Teams fronting the costs won’t change anything for Johnson’s 4 Aces. They stockpiled plenty of cash last year on LIV, which is funded by Saudi Arabia’s Public Investment Fund. Johnson amassed almost $36 million on LIV in 2022, having won its Boston tournament, as well as an $18 million bonus for the individual season-long points title and his quarter of the $16 million the 4 Aces won for their team championship victory.
“No,” Perez said bluntly when asked if the team had to be more frugal this year. Added Johnson, “Our team will be just fine [travel-wise]. I have plenty of confidence in that.”
Once LIV’s teams are at an event, they generally practice in groups together, as evidenced at the El Camaleon this week. Most teams play practice rounds as a four-ball and hit balls on the range side-by-side. Many teams eat together, too. The only time the teams seem to split up is for short-game and putting work.
Torque GC is captained by Chilean star and two-time PGA Tour winner Joaquin Niemann. He said Torque plans to play every practice round together at LIV events, believing the competition within the team will sharpen their individual games. Torque has added new LIV signings Mito Pereira, also from Chile, and Colombia’s one-time PGA Tour winner Sebastian Munoz. Both golfers left the PGA Tour after playing on the International team at the Presidents Cup last fall.

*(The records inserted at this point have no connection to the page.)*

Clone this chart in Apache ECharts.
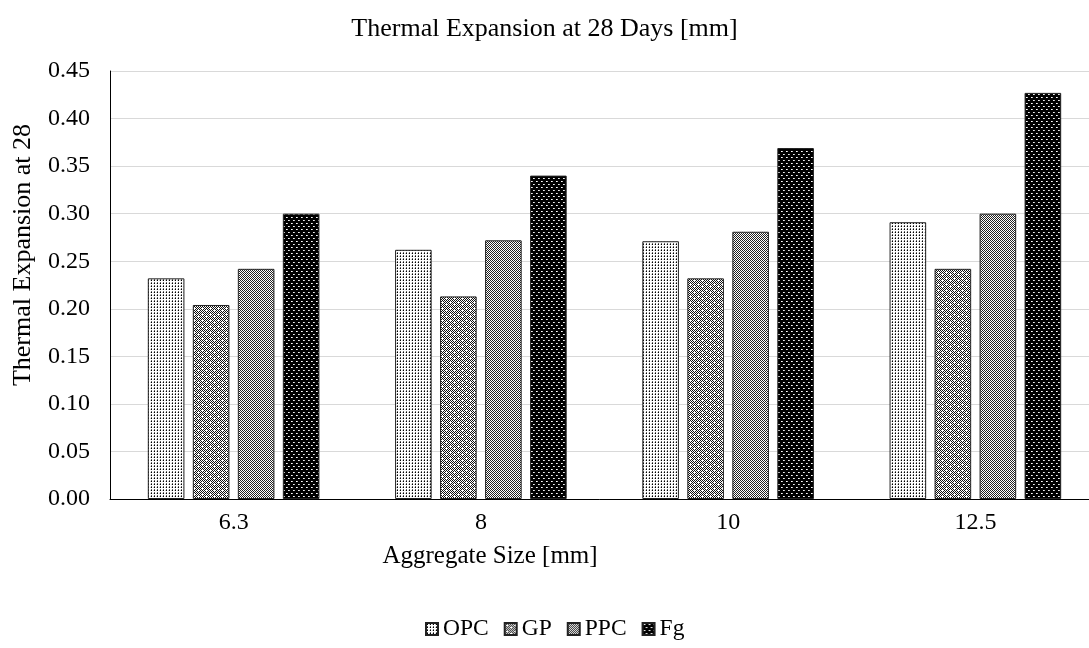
<!DOCTYPE html>
<html>
<head>
<meta charset="utf-8">
<script src="https://cdn.jsdelivr.net/npm/echarts@6/dist/echarts.min.js"></script>
<style>
  html, body { margin: 0; padding: 0; background: #fff; }
  #chart { width: 1089px; height: 648px; }
</style>
</head>
<body>
<div id="chart"></div>
<script>
// Aggregate sizes on the category axis
const categories = ['6.3', '8', '10', '12.5'];
// Thermal expansion at 28 days [mm] per binder type
const opc = [0.232, 0.262, 0.271, 0.291];
const gp  = [0.204, 0.213, 0.232, 0.242];
const ppc = [0.242, 0.272, 0.281, 0.300];
const fg  = [0.300, 0.340, 0.369, 0.427];
const seriesNames = ['OPC', 'GP', 'PPC', 'Fg'];

const FONT = 'Liberation Serif';

// Small tiled canvases used as hatch fills for the bars
function tile(w, h, draw) {
  const c = document.createElement('canvas');
  c.width = w; c.height = h;
  const ctx = c.getContext('2d');
  draw(ctx, w, h);
  return { image: c, repeat: 'repeat' };
}
function px(ctx, color, pts, s) {
  ctx.fillStyle = color;
  pts.forEach(p => ctx.fillRect(p[0], p[1], s || 1, s || 1));
}
function checker(ctx, w, h, dark) {
  ctx.fillStyle = '#fff';
  ctx.fillRect(0, 0, w, h);
  ctx.fillStyle = dark || '#000';
  for (let y = 0; y < h; y++)
    for (let x = 0; x < w; x++)
      if ((x + y) % 2 === 0) ctx.fillRect(x, y, 1, 1);
}

const patOPC = tile(3, 3, (ctx, w, h) => {
  ctx.fillStyle = '#fff'; ctx.fillRect(0, 0, w, h);
  px(ctx, '#000', [[1, 1]]);
  px(ctx, '#666', [[1, 0]]);
  px(ctx, '#ccc', [[0, 1]]);
});
const patGP = tile(8, 6, (ctx, w, h) => {
  checker(ctx, w, h, '#111');
  px(ctx, '#fff', [[2, 2], [6, 4]]);
});
const patPPC = tile(2, 2, (ctx, w, h) => {
  checker(ctx, w, h, '#222');
});
const patFG = tile(10, 6, (ctx, w, h) => {
  ctx.fillStyle = '#000'; ctx.fillRect(0, 0, w, h);
  px(ctx, '#fff', [[1, 1], [6, 1]]);
  px(ctx, '#eee', [[3, 4], [8, 4]]);
  px(ctx, '#bbb', [[2, 1], [7, 1], [4, 4], [9, 4]]);
});
const fills = [patOPC, patGP, patPPC, patFG];
const values = [opc, gp, ppc, fg];

const chart = echarts.init(document.getElementById('chart'), null, { renderer: 'canvas' });

chart.setOption({
  animation: false,
  backgroundColor: '#fff',
  title: {
    text: 'Thermal Expansion at 28 Days [mm]',
    left: 'center',
    top: 11,
    textStyle: { fontFamily: FONT, fontSize: 26, fontWeight: 'normal', color: '#000' }
  },
  legend: {
    data: seriesNames,
    bottom: 7,
    left: 425,
    padding: 0,
    icon: 'rect',
    itemWidth: 12,
    itemHeight: 12,
    itemGap: 15,
    textStyle: { fontFamily: FONT, fontSize: 23.5, color: '#000', padding: [0, 0, 0, 0] }
  },
  grid: { left: 110, top: 71, width: 989, height: 428, outerBoundsMode: 'none' },
  xAxis: {
    type: 'category',
    data: categories,
    name: 'Aggregate Size [mm]',
    nameLocation: 'middle',
    nameGap: 45,
    nameTextStyle: { fontFamily: FONT, fontSize: 25, color: '#000', padding: [0, 229, 0, 0] },
    axisLine: { lineStyle: { color: '#000', width: 1 } },
    axisTick: { show: false },
    axisLabel: { fontFamily: FONT, fontSize: 24, color: '#000', margin: 12 }
  },
  yAxis: {
    type: 'value',
    min: 0,
    max: 0.45,
    interval: 0.05,
    name: 'Thermal Expansion at 28',
    nameLocation: 'middle',
    nameGap: 74,
    nameTextStyle: { fontFamily: FONT, fontSize: 26, color: '#000', padding: [0, 0, 0, 60] },
    axisLine: { show: true, lineStyle: { color: '#000', width: 1 } },
    axisTick: { show: false },
    axisLabel: {
      fontFamily: FONT, fontSize: 24, color: '#000', margin: 20,
      formatter: v => v.toFixed(2)
    },
    splitLine: { lineStyle: { color: '#d9d9d9', width: 1 } }
  },
  series: seriesNames.map((name, i) => ({
    name,
    type: 'bar',
    data: values[i],
    barWidth: '14.8%',
    barGap: '23%',
    itemStyle: { color: fills[i], borderColor: '#222', borderWidth: 1 }
  }))
});
</script>
</body>
</html>
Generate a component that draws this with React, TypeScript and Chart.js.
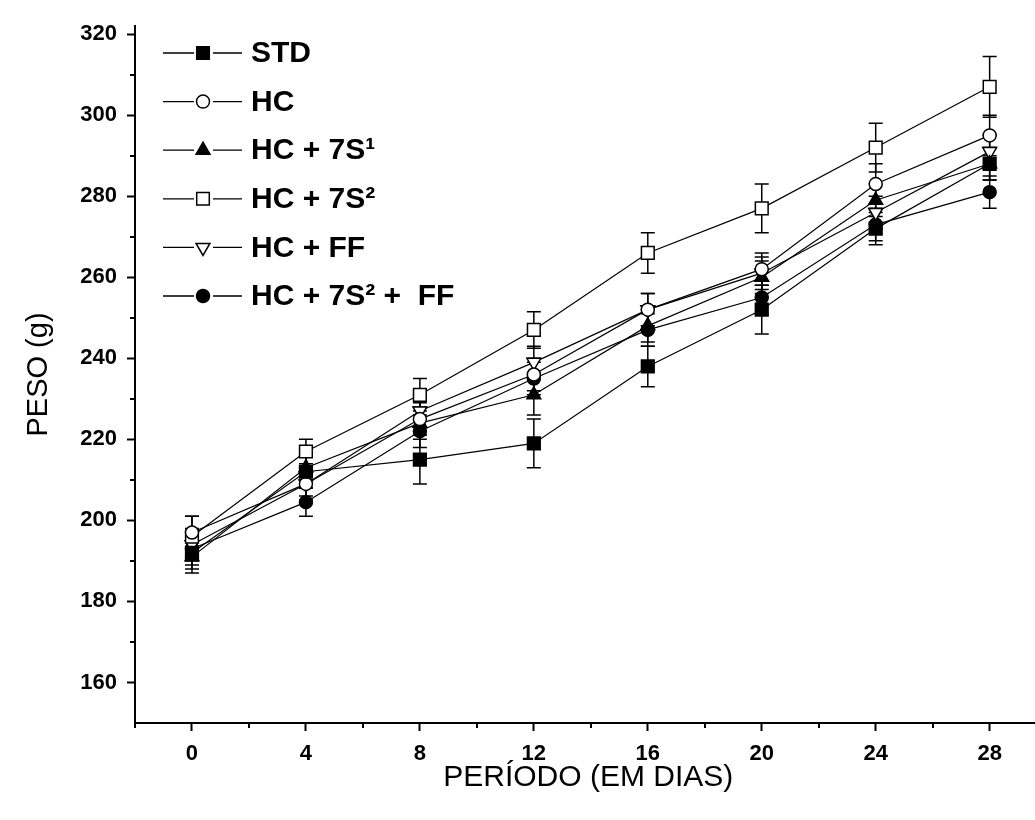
import React, { useEffect, useRef } from 'react';
import { Chart, registerables } from 'chart.js';

Chart.register(...registerables);

// ---- data ----
const days = [0, 4, 8, 12, 16, 20, 24, 28];
const seriesNames = ['STD', 'HC', 'HC + 7S¹', 'HC + 7S²', 'HC + FF', 'HC + 7S² +  FF'];

const stdValues = [192, 212, 215, 219, 238, 252, 272, 288];
const stdErrors = [4, 4, 6, 6, 5, 6, 4, 4];
const hcValues = [197, 209, 225, 236, 252, 262, 283, 295];
const hcErrors = [4, 4, 4, 4, 4, 4, 5, 5];
const hc7s1Values = [191, 213, 224, 231, 248, 260, 279, 288];
const hc7s1Errors = [4, 3, 4, 5, 4, 4, 4, 4];
const hc7s2Values = [196, 217, 231, 247, 266, 277, 292, 307];
const hc7s2Errors = [5, 3, 4, 4.5, 5, 6, 6, 7.5];
const hcffValues = [194, 209, 227, 239, 252, 261, 276, 291];
const hcffErrors = [4, 3, 4, 4, 4, 4, 4, 4];
const hc7s2ffValues = [193, 204.5, 222, 235, 247, 255, 273, 281];
const hc7s2ffErrors = [4, 3.5, 4, 4, 4, 4, 4, 4];

const xTickValues = [0, 4, 8, 12, 16, 20, 24, 28];
const xMinorValues = [-2, 2, 6, 10, 14, 18, 22, 26];
const yTickValues = [160, 180, 200, 220, 240, 260, 280, 300, 320];
const yMinorValues = [170, 190, 210, 230, 250, 270, 290, 310];

const xTitle = 'PERÍODO (EM DIAS)';
const yTitle = 'PESO (g)';

// ---- styles ----
type Shape = 'rect' | 'circle' | 'triangle' | 'triangleDown';
const markerShapes: Shape[] = ['rect', 'circle', 'triangle', 'rect', 'triangleDown', 'circle'];
const markerFilled = [true, false, true, false, false, true];

const allValues = [stdValues, hcValues, hc7s1Values, hc7s2Values, hcffValues, hc7s2ffValues];
const allErrors = [stdErrors, hcErrors, hc7s1Errors, hc7s2Errors, hcffErrors, hc7s2ffErrors];

const TICK_FONT = "'Liberation Sans Narrow', 'Arial Narrow', 'Liberation Sans', Arial, sans-serif";
const TEXT_FONT = "'Liberation Sans', Arial, sans-serif";

function radiusFor(shape: Shape) {
  if (shape === 'rect') return 9;
  if (shape === 'circle') return 6.5;
  return 8;
}

function drawMarker(ctx: CanvasRenderingContext2D, shape: Shape, filled: boolean, x: number, y: number) {
  ctx.save();
  ctx.beginPath();
  if (shape === 'rect') {
    const h = 6.3;
    ctx.rect(x - h, y - h, 2 * h, 2 * h);
  } else if (shape === 'circle') {
    ctx.arc(x, y, 6.5, 0, Math.PI * 2);
  } else {
    const r = 8;
    const dir = shape === 'triangle' ? 1 : -1;
    ctx.moveTo(x, y - dir * r);
    ctx.lineTo(x + r * 0.866, y + dir * r * 0.5);
    ctx.lineTo(x - r * 0.866, y + dir * r * 0.5);
    ctx.closePath();
  }
  ctx.fillStyle = filled ? '#000' : '#fff';
  ctx.fill();
  ctx.strokeStyle = '#000';
  ctx.lineWidth = 1.5;
  ctx.stroke();
  ctx.restore();
}

const errorBarPlugin = {
  id: 'errorBars',
  beforeDatasetsDraw(chart: any) {
    const { ctx, scales } = chart;
    const xs = scales.x;
    const ys = scales.y;
    ctx.save();
    ctx.strokeStyle = '#000';
    ctx.lineWidth = 1.5;
    allValues.forEach((vals, si) => {
      vals.forEach((v, i) => {
        const e = allErrors[si][i];
        const px = xs.getPixelForValue(days[i]);
        const top = ys.getPixelForValue(v + e);
        const bot = ys.getPixelForValue(v - e);
        ctx.beginPath();
        ctx.moveTo(px, top);
        ctx.lineTo(px, bot);
        ctx.moveTo(px - 7, top);
        ctx.lineTo(px + 7, top);
        ctx.moveTo(px - 7, bot);
        ctx.lineTo(px + 7, bot);
        ctx.stroke();
      });
    });
    ctx.restore();
  },
};

const minorTickPlugin = {
  id: 'minorTicks',
  afterDraw(chart: any) {
    const { ctx, scales, chartArea } = chart;
    ctx.save();
    ctx.strokeStyle = '#000';
    ctx.lineWidth = 2;
    ctx.beginPath();
    xMinorValues.forEach((v) => {
      const px = Math.round(scales.x.getPixelForValue(v));
      ctx.moveTo(px, chartArea.bottom);
      ctx.lineTo(px, chartArea.bottom + 5);
    });
    yMinorValues.forEach((v) => {
      const py = Math.round(scales.y.getPixelForValue(v));
      ctx.moveTo(chartArea.left, py);
      ctx.lineTo(chartArea.left - 5, py);
    });
    ctx.stroke();
    ctx.restore();
  },
};

const legendPlugin = {
  id: 'customLegend',
  afterDraw(chart: any) {
    const { ctx } = chart;
    ctx.save();
    const startY = 53;
    const step = 48.6;
    seriesNames.forEach((name, i) => {
      const y = startY + i * step;
      ctx.strokeStyle = '#000';
      ctx.lineWidth = 1.3;
      ctx.beginPath();
      ctx.moveTo(163, y);
      ctx.lineTo(194, y);
      ctx.moveTo(213, y);
      ctx.lineTo(242, y);
      ctx.stroke();
      drawMarker(ctx, markerShapes[i], markerFilled[i], 203, y);
      ctx.fillStyle = '#000';
      ctx.font = `bold 30px ${TEXT_FONT}`;
      ctx.textBaseline = 'middle';
      ctx.textAlign = 'left';
      ctx.fillText(name, 251, y + 1);
    });
    ctx.restore();
  },
};

export default function App() {
  const canvasRef = useRef<HTMLCanvasElement | null>(null);

  useEffect(() => {
    document.body.style.margin = '0';
    const canvas = canvasRef.current;
    if (!canvas) return;

    const datasets = allValues.map((vals, i) => ({
      label: seriesNames[i],
      data: vals.map((v, j) => ({ x: days[j], y: v })),
      borderColor: '#000',
      borderWidth: 1.2,
      pointStyle: markerShapes[i] === 'triangleDown' ? 'triangle' : markerShapes[i],
      pointRotation: markerShapes[i] === 'triangleDown' ? 180 : 0,
      pointRadius: radiusFor(markerShapes[i]),
      pointBackgroundColor: markerFilled[i] ? '#000' : '#fff',
      pointBorderColor: '#000',
      pointBorderWidth: 1.5,
      fill: false,
      tension: 0,
    }));

    const chart = new Chart(canvas, {
      type: 'line',
      data: { datasets },
      plugins: [errorBarPlugin, minorTickPlugin, legendPlugin],
      options: {
        responsive: false,
        animation: false,
        devicePixelRatio: 1,
        layout: { padding: { top: 26, right: 0, left: 0, bottom: 0 } },
        plugins: {
          legend: { display: false },
          tooltip: { enabled: false },
        },
        scales: {
          x: {
            type: 'linear',
            min: -2,
            max: 29.82,
            position: 'bottom',
            afterBuildTicks: (scale: any) => {
              scale.ticks = xTickValues.map((v) => ({ value: v }));
            },
            afterFit: (scale: any) => {
              scale.height = 97;
            },
            grid: {
              drawOnChartArea: false,
              drawTicks: true,
              tickLength: 8,
              tickWidth: 2,
              tickColor: '#000',
            },
            border: { display: true, color: '#000', width: 2 },
            ticks: {
              color: '#000',
              padding: 10,
              maxRotation: 0,
              autoSkip: false,
              font: { family: TICK_FONT, size: 22, weight: 'bold' },
              callback: (v: any) => String(v),
            },
            title: {
              display: true,
              text: xTitle,
              color: '#000',
              font: { family: TEXT_FONT, size: 30 },
              padding: { top: 0, bottom: 24 },
            },
          },
          y: {
            type: 'linear',
            min: 150,
            max: 322,
            position: 'left',
            afterBuildTicks: (scale: any) => {
              scale.ticks = yTickValues.map((v) => ({ value: v }));
            },
            afterFit: (scale: any) => {
              scale.width = 135;
            },
            grid: {
              drawOnChartArea: false,
              drawTicks: true,
              tickLength: 8,
              tickWidth: 2,
              tickColor: '#000',
            },
            border: { display: true, color: '#000', width: 2 },
            ticks: {
              color: '#000',
              padding: 10,
              autoSkip: false,
              font: { family: TICK_FONT, size: 22, weight: 'bold' },
              callback: (v: any) => String(v),
            },
            title: {
              display: true,
              text: yTitle,
              color: '#000',
              font: { family: TEXT_FONT, size: 29 },
              padding: { top: 22, bottom: 0 },
            },
          },
        },
      },
    } as any);

    return () => {
      chart.destroy();
    };
  }, []);

  return (
    <div style={{ width: 1035, height: 820, overflow: 'hidden', background: '#fff' }}>
      <canvas ref={canvasRef} width={1052} height={820} style={{ display: 'block' }} />
    </div>
  );
}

“I'm really happy having Mito and Sebastian just sign after we've been together probably three, four years on [the PGA] Tour,” Niemann said. “I think it's going to be really fun. The practice rounds are really competitive with the four of us.”
Stenson said the Majesticks aimed to have several bonding camps through the season.
“I think we'll try to have a couple of catch-ups, and not necessarily in Orlando,” he said. “It's always good for everyone to feel included–caddies, staff, players. That's what most teams will [probably] do and it's good for the team spirits.”